"I think we've got easily another 12 to 18 months, and we could see as many filed bankruptcies from here on out as have (already) filed in the upstream sector," Bill Rhea, a consultant with J.W. Rhea & Associates, told CNBC. In 2015, a lot of companies survived because they had hedged their output at much higher oil prices from the year before. But now, with fewer and fewer companies protected from lucrative hedging, the entire industry is more or less exposed to $50 oil and below.
Moreover, a large number of indebted oil companies have been limping along, kept alive by creditors eager to avoid getting burned by a default. Creditors piled on more debt to keep drillers operating, hoping for a rebound in oil prices.
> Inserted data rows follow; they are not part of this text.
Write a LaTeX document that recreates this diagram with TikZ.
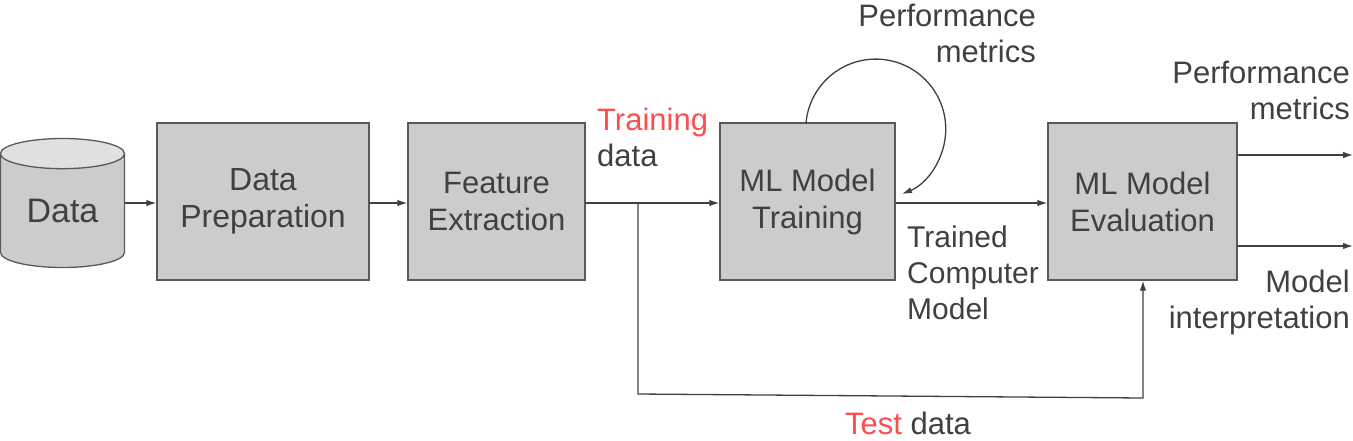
\documentclass[tikz,border=0pt]{standalone}
\usepackage{fontspec}
\setmainfont{Liberation Sans}
\usetikzlibrary{calc}
\usetikzlibrary{arrows.meta}
\usetikzlibrary{shapes.geometric}
\tikzset{>={Latex[length=10pt,width=6.5pt]}}
\colorlet{boxfill}{black!20}
\colorlet{boxline}{black!65}
\colorlet{ink}{black!75}
\colorlet{myred}{red!70!white}
\tikzstyle{stage}=[draw=boxline,fill=boxfill,line width=1.3pt,minimum height=157pt,
  text=ink,align=center,font=\fontsize{31}{37}\selectfont]
\tikzstyle{flow}=[->,ink,line width=1.3pt]
\tikzstyle{label}=[text=ink,font=\fontsize{31}{36}\selectfont,inner sep=0pt]

\begin{document}
\begin{tikzpicture}[x=1pt,y=1pt]
  \useasboundingbox (0,0) rectangle (1353,-440);

  % STAGES
  \node[cylinder,shape border rotate=90,aspect=0.42,draw=boxline,line width=1.3pt,
        cylinder uses custom fill,cylinder body fill=boxfill,cylinder end fill=black!12,
        minimum width=124pt,minimum height=129pt,inner sep=0pt,text=ink,anchor=shape center,
        font=\fontsize{34}{40}\selectfont] (db) at (62.5,-203) {Data};
  \node[stage,minimum width=212pt,font=\fontsize{32}{37}\selectfont] (prep) at (263,-201.5) {Data\\Preparation};
  \node[stage,minimum width=177pt] (feat) at (496.5,-201.5) {Feature\\Extraction};
  \node[stage,minimum width=175pt] (train) at (807.5,-201.5) {ML Model\\Training};
  \node[stage,minimum width=189pt] (eval) at (1142.5,-201.5) {ML Model\\Evaluation};

  % HELPERS
  \coordinate (split) at (638,-203);
  \coordinate (tbl) at (638,-394);
  \coordinate (tbr) at (1143,-398);
  \coordinate (loop) at (806,-123);
  \coordinate (out1) at (1353,-155);
  \coordinate (out2) at (1353,-246);

  % CONNECTORS
  \draw[flow] (db.east |- 0,-203) -- (prep.west |- 0,-203);
  \draw[flow] (prep.east |- 0,-203) -- (feat.west |- 0,-203);
  \draw[flow] (feat.east |- 0,-203) -- (train.west |- 0,-203);
  \draw[flow] (train.east |- 0,-203) -- (eval.west |- 0,-203);
  \draw[flow] (split) -- (tbl) -- (tbr) -- (tbr |- eval.south);
  \draw[flow] (loop) arc[start angle=175,end angle=-68,radius=70];
  \draw[flow] (eval.east |- out1) -- (out1);
  \draw[flow] (eval.east |- out2) -- (out2);

  % LABELS
  \node[label,align=right,anchor=east] (pm1) at (1036,-33) {Performance\\metrics};
  \node[label,align=left,anchor=west] (trd) at (597,-137) {\textcolor{myred}{Training}\\data};
  \node[label,align=left,anchor=west,font=\fontsize{30}{36}\selectfont] (tcm) at (907,-273) {Trained\\Computer\\Model};
  \node[label,align=right,anchor=east] (pm2) at (1350,-90) {Performance\\metrics};
  \node[label,align=right,anchor=east] (mi) at (1350,-302) {Model\\interpretation};
  \node[label] (td) at (908,-423) {\textcolor{myred}{Test} data};
\end{tikzpicture}
\end{document}
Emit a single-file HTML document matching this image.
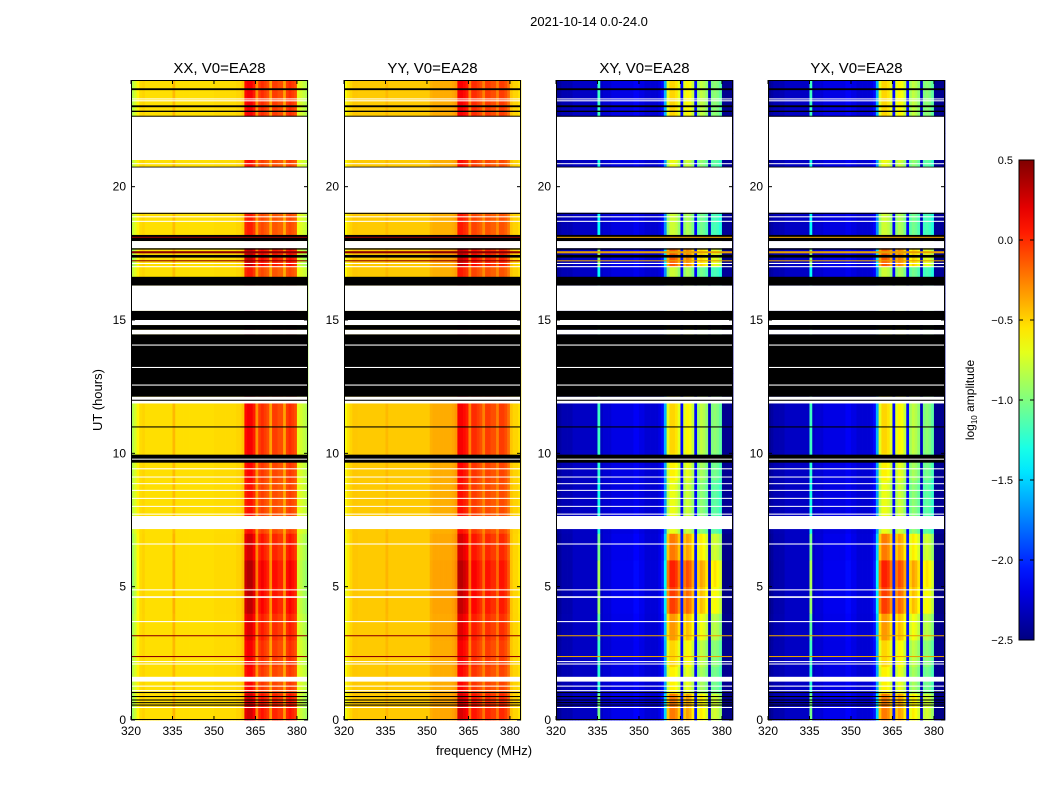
<!DOCTYPE html>
<html><head><meta charset="utf-8">
<style>
body{margin:0;background:#fff;}
svg{display:block;font-family:"Liberation Sans",sans-serif;}
</style></head>
<body>
<svg id="fig" width="1050" height="800" viewBox="0 0 1050 800">
<text x="589" y="26" font-size="13" text-anchor="middle">2021-10-14 0.0-24.0</text>
<text x="102" y="400" font-size="13" text-anchor="middle" transform="rotate(-90 102 400)">UT (hours)</text>
<text x="484" y="755" font-size="13" text-anchor="middle">frequency (MHz)</text>
<g id="panels"></g>
<g id="cbar"></g>
</svg>
<script>
// ---- data ----
const panelTitles = ["XX, V0=EA28","YY, V0=EA28","XY, V0=EA28","YX, V0=EA28"];
const freqStart = 320, nChan = 64; // 1 MHz channels 320..383
const xxProfile = [-0.85,-0.75,-0.6,-0.52,-0.5,-0.53,-0.53,-0.53,-0.53,-0.53,-0.53,-0.53,-0.53,-0.53,-0.53,-0.42,-0.53,-0.53,-0.53,-0.53,-0.53,-0.53,-0.53,-0.53,-0.53,-0.53,-0.53,-0.53,-0.53,-0.53,-0.52,-0.52,-0.52,-0.52,-0.52,-0.52,-0.52,-0.52,-0.5,-0.5,-0.45,0.1,0.15,0.15,0.05,-0.3,-0.05,0.0,-0.05,-0.1,-0.35,-0.05,-0.05,-0.1,-0.1,-0.35,-0.05,0.0,-0.05,-0.1,-0.7,-0.75,-0.8,-0.85];
const yyProfile = [-0.65,-0.55,-0.5,-0.46,-0.46,-0.47,-0.47,-0.47,-0.47,-0.47,-0.47,-0.47,-0.47,-0.47,-0.47,-0.42,-0.47,-0.47,-0.47,-0.47,-0.47,-0.47,-0.47,-0.47,-0.47,-0.47,-0.47,-0.47,-0.47,-0.47,-0.47,-0.4,-0.38,-0.38,-0.38,-0.38,-0.38,-0.38,-0.38,-0.36,-0.32,0.15,0.15,0.1,0.05,-0.25,0.0,0.0,-0.05,-0.1,-0.25,-0.05,-0.05,-0.1,-0.1,-0.25,-0.05,-0.05,-0.1,-0.2,-0.45,-0.5,-0.5,-0.55];
const xyProfile = [-2.45,-2.4,-2.35,-2.35,-2.35,-2.35,-2.3,-2.3,-2.3,-2.3,-2.3,-2.3,-2.3,-2.3,-2.3,-1.2,-2.3,-2.25,-2.25,-2.25,-2.2,-2.2,-2.2,-2.2,-2.2,-2.2,-2.2,-2.2,-2.15,-2.15,-2.2,-2.2,-2.25,-2.25,-2.25,-2.25,-2.25,-2.2,-2.1,-1.6,-0.7,-0.5,-0.5,-0.55,-0.7,-2.1,-0.7,-0.6,-0.65,-0.8,-2.1,-0.9,-0.8,-0.85,-0.95,-2.3,-1.0,-0.95,-1.0,-1.1,-2.45,-2.45,-2.45,-2.45];
const yxProfile = [-2.45,-2.4,-2.35,-2.35,-2.35,-2.35,-2.3,-2.3,-2.3,-2.3,-2.3,-2.3,-2.3,-2.3,-2.3,-1.2,-2.3,-2.25,-2.25,-2.25,-2.2,-2.2,-2.2,-2.2,-2.2,-2.2,-2.2,-2.2,-2.15,-2.15,-2.2,-2.2,-2.25,-2.25,-2.25,-2.25,-2.25,-2.2,-2.1,-1.6,-0.7,-0.5,-0.5,-0.55,-0.7,-2.1,-0.7,-0.6,-0.65,-0.8,-2.1,-0.9,-0.8,-0.85,-0.95,-2.3,-1.0,-0.95,-1.0,-1.1,-2.45,-2.45,-2.45,-2.45];
const panelBase = [-0.53,-0.47,-2.3,-2.3];
const hourBoost = [1.15,0.95,1.0,1.1,1.25,1.3,1.15,0.9,0.9,0.95,1.0,1.0,1.0,1.0,1.0,1.0,0.85,1.2,0.85,0.9,0.9,0.95,1.0,1.0];
const flagKinds = ['b','w','w','b','b','b','w','w','b','w','b','w','w','b','r','w','b','r','b','r','w','w','b','w','b','w','b','w','b','w','w','w','w','b','b','b','w','w','w','w','w','w','w','w','w','w','w','w','w','r','r','w','w','w','w','w','b','b','b','b','b','w'];
const flagStart = [23.62,23.2,23.27,22.98,22.8,22.62,21.0,20.85,20.72,19.02,18.98,18.85,18.68,17.96,18.08,17.69,17.64,17.5,17.34,17.2,17.1,16.98,16.29,15.34,15.0,14.81,14.63,14.46,12.12,14.04,13.2,12.54,11.87,11.97,10.97,9.65,9.78,9.4,9.1,8.85,8.6,8.3,8.0,7.7,7.16,6.58,4.86,4.58,3.67,3.14,2.36,2.17,2.08,1.44,1.25,1.08,1.01,0.86,0.73,0.63,0.54,0.45];
const flagEnd = [23.69,23.24,23.31,23.05,22.85,22.66,22.62,20.88,20.75,20.72,19.02,18.89,18.72,18.19,18.12,17.96,17.69,17.58,17.44,17.24,17.14,17.02,16.62,16.29,15.34,15.0,14.81,14.63,14.46,14.08,13.24,12.58,12.12,12.01,11.01,9.95,9.8,9.44,9.13,8.88,8.63,8.33,8.03,7.74,7.65,6.62,4.9,4.64,3.71,3.18,2.4,2.21,2.12,1.62,1.29,1.12,1.05,0.9,0.77,0.67,0.58,0.49];
const xTicks = [320,335,350,365,380];
const yTicks = [0,5,10,15,20];
const cbTicks = [0.5,0.0,-0.5,-1.0,-1.5,-2.0,-2.5];
const profiles = [xxProfile,yyProfile,xyProfile,yxProfile];

// ---- layout ----
const panelX = [131,344,556,768], PW=177, PT=80, PB=720;
const vmin=-2.5, vmax=0.5;
const NS="http://www.w3.org/2000/svg";
function mk(tag, attrs, parent){const e=document.createElementNS(NS,tag);for(const k in attrs)e.setAttribute(k,attrs[k]);parent.appendChild(e);return e;}
function jet(v){let t=(v-vmin)/(vmax-vmin);t=Math.max(0,Math.min(1,t));
 const r=Math.max(0,Math.min(1,Math.min(4*t-1.5,-4*t+4.5)));
 const g=Math.max(0,Math.min(1,Math.min(4*t-0.5,-4*t+3.5)));
 const b=Math.max(0,Math.min(1,Math.min(4*t+0.5,-4*t+2.5)));
 return `rgb(${Math.round(r*255)},${Math.round(g*255)},${Math.round(b*255)})`;}
const yScale = h => PB - (h/24)*(PB-PT);
const panels=document.getElementById('panels');
profiles.forEach((prof,p)=>{
 const x0=panelX[p];
 const xScale = f => x0 + (f-freqStart)*PW/nChan;
 const g=mk('g',{},panels);
 
 
 for(let h=0;h<24;h++){
  for(let c=0;c<nChan;c++){
   const v=panelBase[p]+(prof[c]-panelBase[p])*hourBoost[h];
   const r=mk('rect',{x:xScale(freqStart+c),y:yScale(h+1),width:PW/nChan+0.4,height:(PB-PT)/24+0.4,fill:jet(v)},g);
   
   
  }
 }
 flagKinds.forEach((k,i)=>{
  const y1=yScale(flagEnd[i]), y2=yScale(flagStart[i]);
  const fill = k==='w'?'#fff':k==='b'?'#000':(p<2?'#8b0000':'#e8a000');
  const r=mk('rect',{x:x0,y:y1,width:PW,height:Math.max(1,y2-y1),fill:fill},g);
  
  
 });
 const fr=mk('rect',{x:x0+0.5,y:PT+0.5,width:PW-1,height:PB-PT-1,fill:'none',stroke:'#000','stroke-width':1},g);
 
 
 const t=mk('text',{x:x0+PW/2,y:73,'font-size':15,'text-anchor':'middle'},g);t.textContent=panelTitles[p];
 
 
 xTicks.forEach(f=>{const x=xScale(f);
  mk('line',{x1:x,x2:x,y1:PB,y2:PB-4,stroke:'#000'},g);mk('line',{x1:x,x2:x,y1:PT,y2:PT+4,stroke:'#000'},g);
  const tl=mk('text',{x:x,y:PB+15,'font-size':12,'text-anchor':'middle'},g);tl.textContent=f;
  
  });
 yTicks.forEach(h=>{const y=yScale(h);
  mk('line',{x1:x0,x2:x0+4,y1:y,y2:y,stroke:'#000'},g);mk('line',{x1:x0+PW,x2:x0+PW-4,y1:y,y2:y,stroke:'#000'},g);
  const tl=mk('text',{x:x0-5,y:y+4,'font-size':12,'text-anchor':'end'},g);tl.textContent=h;
  
  });
});
// colorbar
const cb=document.getElementById('cbar');
const CX=1019,CW=15,CT=160,CB=640;
const defs=mk('defs',{},cb);const lg=mk('linearGradient',{id:'jg',x1:0,y1:1,x2:0,y2:0},defs);
for(let i=0;i<=20;i++){mk('stop',{offset:i/20,'stop-color':jet(vmin+(vmax-vmin)*i/20)},lg);}
mk('rect',{x:CX,y:CT,width:CW,height:CB-CT,fill:'url(#jg)',stroke:'#000'},cb);
cbTicks.forEach(v=>{const y=CB-(v-vmin)/(vmax-vmin)*(CB-CT);
 mk('line',{x1:CX,x2:CX+4,y1:y,y2:y,stroke:'#000'},cb);
 mk('line',{x1:CX+CW-4,x2:CX+CW,y1:y,y2:y,stroke:'#000'},cb);
 const t=mk('text',{x:CX-6,y:y+4,'font-size':11,'text-anchor':'end'},cb);t.textContent=(v<0?'\u2212':'')+Math.abs(v).toFixed(1);
 
 });
const cl=mk('text',{x:974,y:400,'font-size':12,'text-anchor':'middle',transform:'rotate(-90 974 400)'},cb);
cl.innerHTML='log<tspan font-size="8" dy="3">10</tspan><tspan dy="-3"> amplitude</tspan>';


</script>
</body></html>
But that cannot continue forever, and at some point lenders and investors may decide to pull the plug. "If there's not a complete 100 percent agreement, the only way you can solve those problems is through the bankruptcy process," Patrick Hughes, a partner at Haynes and Boone, told CNBC. "There's going to have to be more filings just because there's no price out there that's foreseeable that's going to bail these companies out," he added.
Major lenders conduct reviews twice a year, assessing and updating the credit lines offered to drillers. That process typically takes place in March/April and September/October. In other words, we are about to enter credit redetermination season, and a few more companies could get cut off from their financing.
The latest announcement from OPEC that it would slightly trim its collective production boosted oil prices this week. Higher oil prices could save a large portion of struggling drillers, but absent a much sharper oil price rally in the months ahead, many more bankruptcies could be in the offing.